The difference between CPM and shaft flex is that CPM is the cycles per minute and number that indicates how stiff or soft a shaft is.
Shaft flex is a description of how much the shaft bends. This is given by the manufacturer.
True Temper might make a shaft and label the flex as stiff, extra stiff, regular, senior, or ladies.
These flexes bend differently and fit various swing speeds and skill levels of players.
Will Different Shafts With The Same CPM play the same?
No, even among high-performance golf shafts, different shafts with the same CPM will not play the same. Each shaft has a different bend profile and it varies between both shafts and brands.
Some manufacturers will label a shaft “regular” when in reality, it plays more like a stiff. There are generally 12 CPMs between flexes.
A club that is 300 CPM compared to a 312 CPM for Mitsubishi could be closer to reverse for a shaft maker such as Accra.
When Can Golf Shaft CPM Be Used Effectively
It is important when choosing a shaft to get fitted by a professional.
CPM can be used effectively when being fitted.
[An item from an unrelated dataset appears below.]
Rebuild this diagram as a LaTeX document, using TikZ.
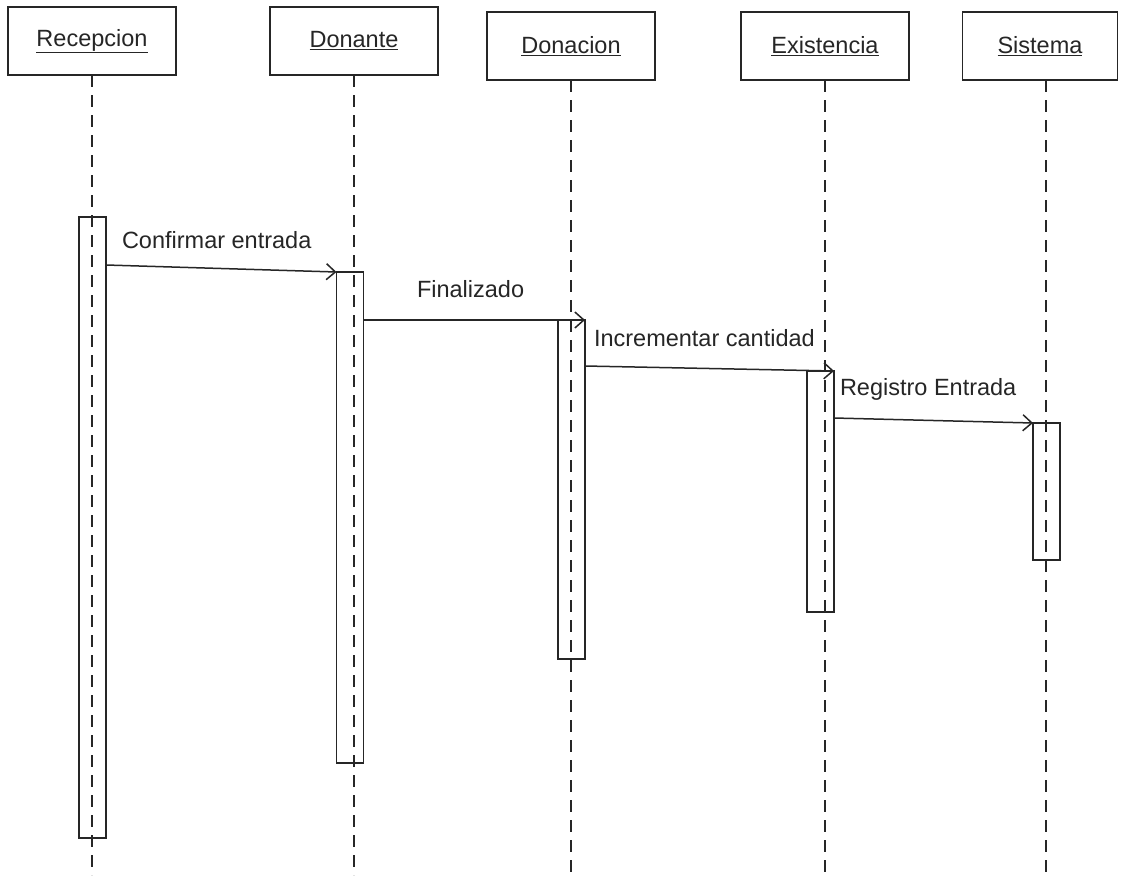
\documentclass[tikz,border=0pt]{standalone}
\usepackage{fontspec}
\setmainfont{Liberation Sans}
\usetikzlibrary{arrows.meta}
\definecolor{ink}{HTML}{262626}
\begin{document}
\begin{tikzpicture}[x=1pt,y=-1pt,
  every node/.style={inner sep=0pt,outer sep=0pt},
  objbox/.style={draw=ink,line width=1.8pt,minimum width=168pt,minimum height=68pt,
    font=\fontsize{23.5}{26}\selectfont,text=ink},
  actbox/.style={draw=ink,line width=1.8pt,minimum width=27pt,anchor=north},
  lifeline/.style={draw=ink,line width=2pt,dash pattern=on 12pt off 8pt},
  msg/.style={draw=ink,line width=1.5pt,-{Straight Barb[length=9pt,width=16pt,line width=1.5pt]}},
  msglabel/.style={anchor=west,font=\fontsize{23.5}{26}\selectfont,text=ink}]
\path[fill=white] (0,0) rectangle (1123,875);
\useasboundingbox (0,0) rectangle (1123,875);

% object headers
\node[objbox] (h1) at (92,41)   {\underline{Recepcion}};
\node[objbox] (h2) at (354,41)  {\underline{Donante}};
\node[objbox] (h3) at (571,46)  {\underline{Donacion}};
\node[objbox] (h4) at (825,46)  {\underline{Existencia}};
\node[objbox,minimum width=155pt] (h5) at (1040,46) {\underline{Sistema}};

% lifeline ends
\coordinate (e1) at (92,875);
\coordinate (e2) at (354,875);
\coordinate (e3) at (571,875);
\coordinate (e4) at (825,875);
\coordinate (e5) at (1046,875);

\draw[lifeline] (h1.south) -- (e1);
\draw[lifeline] (h2.south) -- (e2);
\draw[lifeline] (h3.south) -- (e3);
\draw[lifeline] (h4.south) -- (e4);
\draw[lifeline] (h5.south -| e5) -- (e5);

% activation bars
\node[actbox,minimum height=621pt] (a1) at (92.5,217) {};
\node[actbox,minimum height=491pt] (a2) at (350,272) {};
\node[actbox,minimum height=339pt] (a3) at (571.5,320) {};
\node[actbox,minimum height=241pt] (a4) at (820.5,371) {};
\node[actbox,minimum height=137pt] (a5) at (1046.5,423) {};

% messages
\draw[msg] ([yshift=-48pt]a1.north east) -- (a2.north west);
\draw[msg] ([yshift=-48pt]a2.north east) -- (a3.north east);
\draw[msg] ([yshift=-46pt]a3.north east) -- (a4.north east);
\draw[msg] ([yshift=-47pt]a4.north east) -- (a5.north west);

\node[msglabel] (l1) at (122,240) {Confirmar entrada};
\node[msglabel] (l2) at (417,289) {Finalizado};
\node[msglabel] (l3) at (594,338) {Incrementar cantidad};
\node[msglabel] (l4) at (840,389) {Registro Entrada};
\end{tikzpicture}
\end{document}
This will save you the hassle of buying a shaft not right for your game.
CPM is effective when you’re comparing it to shafts from the same brand.
CPM is also useful to make sure that there’s a 4 CPM difference between every half inch and club in your bag. If your 6-iron has a 300 CPM then your 7-iron should have 304 CPM.
This can be tested to ensure the golf shaft frequency matching is correct in your set of irons and that they are gapped correctly.
Your fitter can show you a golf shaft CPM frequency chart to show you how they should be gapped as well as the results.
💡 Golfible Tip: Match the golf shaft you are hitting well while being fitted with the one you end up purchasing. You don’t want them to be too different or not feel similar.
frequently asked questions
What CPM is a stiff shaft?
The CPM that is considered a stiff shaft is around 250. This is meant for golfers who boast higher swing speeds between about 90-110 miles per hour.
How many CPMs are there between each Flex?
There are 12 CPMs between each flex. If one of your clubs is a stiff flex and has a CPM of 250, the exact club in a regular flex shaft should be 238 if the shaft is from the same brand.